Les négociations entre partenaires sociaux s’enlisent, avec le départ de Force ouvrière et de la CGT des discussions. Les derniers participants critiquent l’intransigeance du Medef sur des points sensibles comme les droits des carrières longues ou la situation des mères de famille.

Les enjeux politiques à venir

Au-delà de sa portée symbolique, ce vote s’inscrit dans une stratégie politique plus large de l’opposition. Les socialistes ont d’ores et déjà menacé de censurer le gouvernement si aucun compromis n’émerge des concertations prévues jusqu’au 17 juin 2025.

Cette menace de motion de censure plane comme une épée de Damoclès sur l’exécutif, qui doit naviguer entre la pression parlementaire et sociale d’un côté, et ses engagements de réforme des retraites de l’autre.

Les promoteurs de la résolution espèrent que ce vote pourra insuffler une nouvelle dynamique aux opposants, deux ans après les vastes mobilisations de 2023 qui avaient paralysé le pays pendant plusieurs semaines.

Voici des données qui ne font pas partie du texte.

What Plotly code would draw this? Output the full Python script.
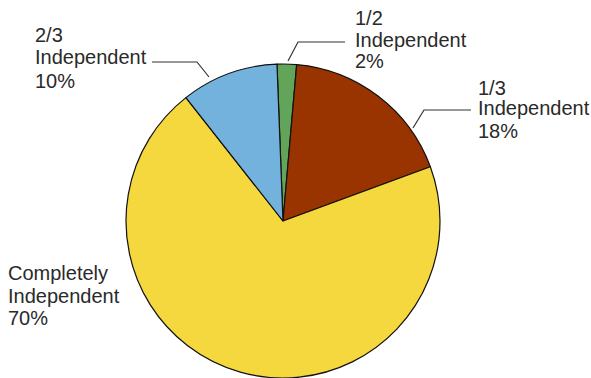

L’impact sur l’opinion publique

Ce vote intervient dans un contexte où l’opinion publique reste majoritairement hostile à la réforme des retraites. Les sondages montrent une opposition persistante aux mesures adoptées, particulièrement au recul de l’âge légal de départ.

Le timing choisi pour cette proposition de résolution n’est pas anodin. En organisant ce vote le même jour qu’une journée de mobilisation sociale, les opposants à la réforme cherchent à créer un effet de convergence entre contestation parlementaire et protestation populaire.

Cette stratégie vise à maintenir la pression sur le gouvernement et à démontrer que l’opposition à la réforme des retraites transcende les clivages politiques traditionnels, rassemblant des forces aussi diverses que l’extrême gauche et l’extrême droite.